● Brief: In your copy, include every line of the listing below exactly but none of the pictures.

● Data provided:
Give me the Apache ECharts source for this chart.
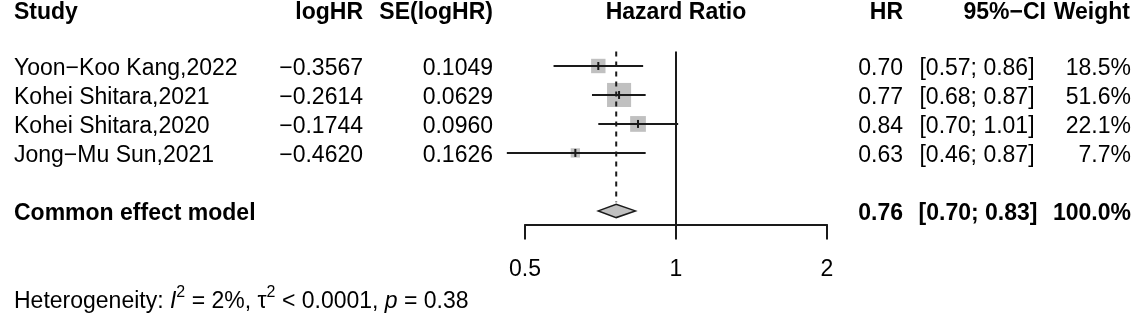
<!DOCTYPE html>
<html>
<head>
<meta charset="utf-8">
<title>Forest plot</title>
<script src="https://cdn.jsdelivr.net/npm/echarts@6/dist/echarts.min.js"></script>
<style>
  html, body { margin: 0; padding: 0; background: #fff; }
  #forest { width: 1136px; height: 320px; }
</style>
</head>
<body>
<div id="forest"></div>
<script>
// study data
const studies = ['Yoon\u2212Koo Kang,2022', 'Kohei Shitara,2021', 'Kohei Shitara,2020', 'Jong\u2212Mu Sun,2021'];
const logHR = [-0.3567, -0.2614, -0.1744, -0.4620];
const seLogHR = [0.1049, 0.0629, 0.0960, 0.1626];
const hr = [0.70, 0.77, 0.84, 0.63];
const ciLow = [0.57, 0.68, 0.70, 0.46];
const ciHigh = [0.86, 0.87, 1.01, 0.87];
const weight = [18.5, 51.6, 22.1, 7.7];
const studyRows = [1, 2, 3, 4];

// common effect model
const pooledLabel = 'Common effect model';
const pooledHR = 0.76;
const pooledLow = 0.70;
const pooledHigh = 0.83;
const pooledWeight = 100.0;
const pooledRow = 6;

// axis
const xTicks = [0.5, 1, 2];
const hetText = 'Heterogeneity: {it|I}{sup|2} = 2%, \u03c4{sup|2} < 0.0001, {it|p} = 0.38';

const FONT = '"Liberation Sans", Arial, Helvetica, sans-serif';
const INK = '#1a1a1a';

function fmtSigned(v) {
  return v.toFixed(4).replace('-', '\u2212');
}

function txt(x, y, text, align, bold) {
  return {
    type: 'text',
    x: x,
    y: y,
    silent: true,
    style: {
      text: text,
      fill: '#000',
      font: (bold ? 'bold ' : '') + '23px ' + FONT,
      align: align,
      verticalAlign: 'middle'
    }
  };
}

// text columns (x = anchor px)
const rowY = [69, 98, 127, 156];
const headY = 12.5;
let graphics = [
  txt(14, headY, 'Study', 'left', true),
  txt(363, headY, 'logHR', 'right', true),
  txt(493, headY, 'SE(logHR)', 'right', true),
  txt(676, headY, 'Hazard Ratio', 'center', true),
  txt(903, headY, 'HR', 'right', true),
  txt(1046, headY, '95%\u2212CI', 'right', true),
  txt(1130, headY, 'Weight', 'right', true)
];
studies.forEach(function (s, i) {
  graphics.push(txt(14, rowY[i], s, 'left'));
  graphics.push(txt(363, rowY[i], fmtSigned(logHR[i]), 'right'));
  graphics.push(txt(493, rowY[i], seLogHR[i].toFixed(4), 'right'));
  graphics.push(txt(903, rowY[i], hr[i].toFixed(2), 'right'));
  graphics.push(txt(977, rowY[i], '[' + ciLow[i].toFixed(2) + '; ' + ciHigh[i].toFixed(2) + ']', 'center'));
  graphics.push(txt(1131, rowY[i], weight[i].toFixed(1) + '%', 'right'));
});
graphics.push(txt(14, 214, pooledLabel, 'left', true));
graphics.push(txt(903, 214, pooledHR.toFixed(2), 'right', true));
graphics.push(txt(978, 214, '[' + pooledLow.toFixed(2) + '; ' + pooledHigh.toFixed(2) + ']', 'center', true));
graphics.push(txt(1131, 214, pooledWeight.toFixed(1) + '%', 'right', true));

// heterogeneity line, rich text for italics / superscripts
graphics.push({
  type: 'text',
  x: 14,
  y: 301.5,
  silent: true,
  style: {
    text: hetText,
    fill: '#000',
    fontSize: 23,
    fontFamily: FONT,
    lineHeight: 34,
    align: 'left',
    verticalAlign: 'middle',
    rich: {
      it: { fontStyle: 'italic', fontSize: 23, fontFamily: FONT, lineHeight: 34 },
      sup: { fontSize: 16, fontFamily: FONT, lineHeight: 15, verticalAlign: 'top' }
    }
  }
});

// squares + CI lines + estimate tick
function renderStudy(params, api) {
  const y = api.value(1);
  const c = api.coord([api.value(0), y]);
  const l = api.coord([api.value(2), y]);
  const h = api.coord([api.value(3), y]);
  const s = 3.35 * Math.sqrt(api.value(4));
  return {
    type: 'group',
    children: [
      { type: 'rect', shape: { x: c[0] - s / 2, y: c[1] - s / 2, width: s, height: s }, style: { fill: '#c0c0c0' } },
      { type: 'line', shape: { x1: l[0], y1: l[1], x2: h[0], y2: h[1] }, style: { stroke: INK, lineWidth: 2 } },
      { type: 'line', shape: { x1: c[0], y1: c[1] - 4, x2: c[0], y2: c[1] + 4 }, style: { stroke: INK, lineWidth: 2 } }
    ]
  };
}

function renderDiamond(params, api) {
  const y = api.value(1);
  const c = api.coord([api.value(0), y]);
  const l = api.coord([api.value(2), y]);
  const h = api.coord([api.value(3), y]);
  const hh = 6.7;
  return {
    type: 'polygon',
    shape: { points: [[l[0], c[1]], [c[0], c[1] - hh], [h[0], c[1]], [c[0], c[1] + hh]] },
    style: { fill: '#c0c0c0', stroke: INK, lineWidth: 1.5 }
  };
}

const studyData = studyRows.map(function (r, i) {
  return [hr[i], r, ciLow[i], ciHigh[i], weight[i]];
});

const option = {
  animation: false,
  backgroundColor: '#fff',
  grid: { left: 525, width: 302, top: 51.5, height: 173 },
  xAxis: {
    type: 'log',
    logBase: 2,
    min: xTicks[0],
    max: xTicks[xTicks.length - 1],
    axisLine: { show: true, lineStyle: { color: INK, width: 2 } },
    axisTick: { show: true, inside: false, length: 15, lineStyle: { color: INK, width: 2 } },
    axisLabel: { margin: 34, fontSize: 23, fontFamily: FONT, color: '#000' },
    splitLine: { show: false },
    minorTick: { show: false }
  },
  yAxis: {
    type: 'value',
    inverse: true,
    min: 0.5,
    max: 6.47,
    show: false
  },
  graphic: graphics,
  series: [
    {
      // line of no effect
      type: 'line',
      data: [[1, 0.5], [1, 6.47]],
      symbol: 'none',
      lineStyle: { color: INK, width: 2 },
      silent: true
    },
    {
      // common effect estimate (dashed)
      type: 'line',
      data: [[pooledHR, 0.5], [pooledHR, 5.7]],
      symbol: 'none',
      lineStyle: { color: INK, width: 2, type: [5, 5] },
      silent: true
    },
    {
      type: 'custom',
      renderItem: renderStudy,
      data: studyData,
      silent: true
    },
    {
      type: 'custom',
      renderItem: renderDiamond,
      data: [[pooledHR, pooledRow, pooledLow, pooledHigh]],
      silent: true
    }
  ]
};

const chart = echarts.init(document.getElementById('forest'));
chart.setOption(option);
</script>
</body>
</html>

● Written reply:
Give me the Apache ECharts source for this chart.
<!DOCTYPE html>
<html>
<head>
<meta charset="utf-8">
<title>Forest plot</title>
<script src="https://cdn.jsdelivr.net/npm/echarts@6/dist/echarts.min.js"></script>
<style>
  html, body { margin: 0; padding: 0; background: #fff; }
  #forest { width: 1136px; height: 320px; }
</style>
</head>
<body>
<div id="forest"></div>
<script>
// study data
const studies = ['Yoon\u2212Koo Kang,2022', 'Kohei Shitara,2021', 'Kohei Shitara,2020', 'Jong\u2212Mu Sun,2021'];
const logHR = [-0.3567, -0.2614, -0.1744, -0.4620];
const seLogHR = [0.1049, 0.0629, 0.0960, 0.1626];
const hr = [0.70, 0.77, 0.84, 0.63];
const ciLow = [0.57, 0.68, 0.70, 0.46];
const ciHigh = [0.86, 0.87, 1.01, 0.87];
const weight = [18.5, 51.6, 22.1, 7.7];
const studyRows = [1, 2, 3, 4];

// common effect model
const pooledLabel = 'Common effect model';
const pooledHR = 0.76;
const pooledLow = 0.70;
const pooledHigh = 0.83;
const pooledWeight = 100.0;
const pooledRow = 6;

// axis
const xTicks = [0.5, 1, 2];
const hetText = 'Heterogeneity: {it|I}{sup|2} = 2%, \u03c4{sup|2} < 0.0001, {it|p} = 0.38';

const FONT = '"Liberation Sans", Arial, Helvetica, sans-serif';
const INK = '#1a1a1a';

function fmtSigned(v) {
  return v.toFixed(4).replace('-', '\u2212');
}

function txt(x, y, text, align, bold) {
  return {
    type: 'text',
    x: x,
    y: y,
    silent: true,
    style: {
      text: text,
      fill: '#000',
      font: (bold ? 'bold ' : '') + '23px ' + FONT,
      align: align,
      verticalAlign: 'middle'
    }
  };
}

// text columns (x = anchor px)
const rowY = [69, 98, 127, 156];
const headY = 12.5;
let graphics = [
  txt(14, headY, 'Study', 'left', true),
  txt(363, headY, 'logHR', 'right', true),
  txt(493, headY, 'SE(logHR)', 'right', true),
  txt(676, headY, 'Hazard Ratio', 'center', true),
  txt(903, headY, 'HR', 'right', true),
  txt(1046, headY, '95%\u2212CI', 'right', true),
  txt(1130, headY, 'Weight', 'right', true)
];
studies.forEach(function (s, i) {
  graphics.push(txt(14, rowY[i], s, 'left'));
  graphics.push(txt(363, rowY[i], fmtSigned(logHR[i]), 'right'));
  graphics.push(txt(493, rowY[i], seLogHR[i].toFixed(4), 'right'));
  graphics.push(txt(903, rowY[i], hr[i].toFixed(2), 'right'));
  graphics.push(txt(977, rowY[i], '[' + ciLow[i].toFixed(2) + '; ' + ciHigh[i].toFixed(2) + ']', 'center'));
  graphics.push(txt(1131, rowY[i], weight[i].toFixed(1) + '%', 'right'));
});
graphics.push(txt(14, 214, pooledLabel, 'left', true));
graphics.push(txt(903, 214, pooledHR.toFixed(2), 'right', true));
graphics.push(txt(978, 214, '[' + pooledLow.toFixed(2) + '; ' + pooledHigh.toFixed(2) + ']', 'center', true));
graphics.push(txt(1131, 214, pooledWeight.toFixed(1) + '%', 'right', true));

// heterogeneity line, rich text for italics / superscripts
graphics.push({
  type: 'text',
  x: 14,
  y: 301.5,
  silent: true,
  style: {
    text: hetText,
    fill: '#000',
    fontSize: 23,
    fontFamily: FONT,
    lineHeight: 34,
    align: 'left',
    verticalAlign: 'middle',
    rich: {
      it: { fontStyle: 'italic', fontSize: 23, fontFamily: FONT, lineHeight: 34 },
      sup: { fontSize: 16, fontFamily: FONT, lineHeight: 15, verticalAlign: 'top' }
    }
  }
});

// squares + CI lines + estimate tick
function renderStudy(params, api) {
  const y = api.value(1);
  const c = api.coord([api.value(0), y]);
  const l = api.coord([api.value(2), y]);
  const h = api.coord([api.value(3), y]);
  const s = 3.35 * Math.sqrt(api.value(4));
  return {
    type: 'group',
    children: [
      { type: 'rect', shape: { x: c[0] - s / 2, y: c[1] - s / 2, width: s, height: s }, style: { fill: '#c0c0c0' } },
      { type: 'line', shape: { x1: l[0], y1: l[1], x2: h[0], y2: h[1] }, style: { stroke: INK, lineWidth: 2 } },
      { type: 'line', shape: { x1: c[0], y1: c[1] - 4, x2: c[0], y2: c[1] + 4 }, style: { stroke: INK, lineWidth: 2 } }
    ]
  };
}

function renderDiamond(params, api) {
  const y = api.value(1);
  const c = api.coord([api.value(0), y]);
  const l = api.coord([api.value(2), y]);
  const h = api.coord([api.value(3), y]);
  const hh = 6.7;
  return {
    type: 'polygon',
    shape: { points: [[l[0], c[1]], [c[0], c[1] - hh], [h[0], c[1]], [c[0], c[1] + hh]] },
    style: { fill: '#c0c0c0', stroke: INK, lineWidth: 1.5 }
  };
}

const studyData = studyRows.map(function (r, i) {
  return [hr[i], r, ciLow[i], ciHigh[i], weight[i]];
});

const option = {
  animation: false,
  backgroundColor: '#fff',
  grid: { left: 525, width: 302, top: 51.5, height: 173 },
  xAxis: {
    type: 'log',
    logBase: 2,
    min: xTicks[0],
    max: xTicks[xTicks.length - 1],
    axisLine: { show: true, lineStyle: { color: INK, width: 2 } },
    axisTick: { show: true, inside: false, length: 15, lineStyle: { color: INK, width: 2 } },
    axisLabel: { margin: 34, fontSize: 23, fontFamily: FONT, color: '#000' },
    splitLine: { show: false },
    minorTick: { show: false }
  },
  yAxis: {
    type: 'value',
    inverse: true,
    min: 0.5,
    max: 6.47,
    show: false
  },
  graphic: graphics,
  series: [
    {
      // line of no effect
      type: 'line',
      data: [[1, 0.5], [1, 6.47]],
      symbol: 'none',
      lineStyle: { color: INK, width: 2 },
      silent: true
    },
    {
      // common effect estimate (dashed)
      type: 'line',
      data: [[pooledHR, 0.5], [pooledHR, 5.7]],
      symbol: 'none',
      lineStyle: { color: INK, width: 2, type: [5, 5] },
      silent: true
    },
    {
      type: 'custom',
      renderItem: renderStudy,
      data: studyData,
      silent: true
    },
    {
      type: 'custom',
      renderItem: renderDiamond,
      data: [[pooledHR, pooledRow, pooledLow, pooledHigh]],
      silent: true
    }
  ]
};

const chart = echarts.init(document.getElementById('forest'));
chart.setOption(option);
</script>
</body>
</html>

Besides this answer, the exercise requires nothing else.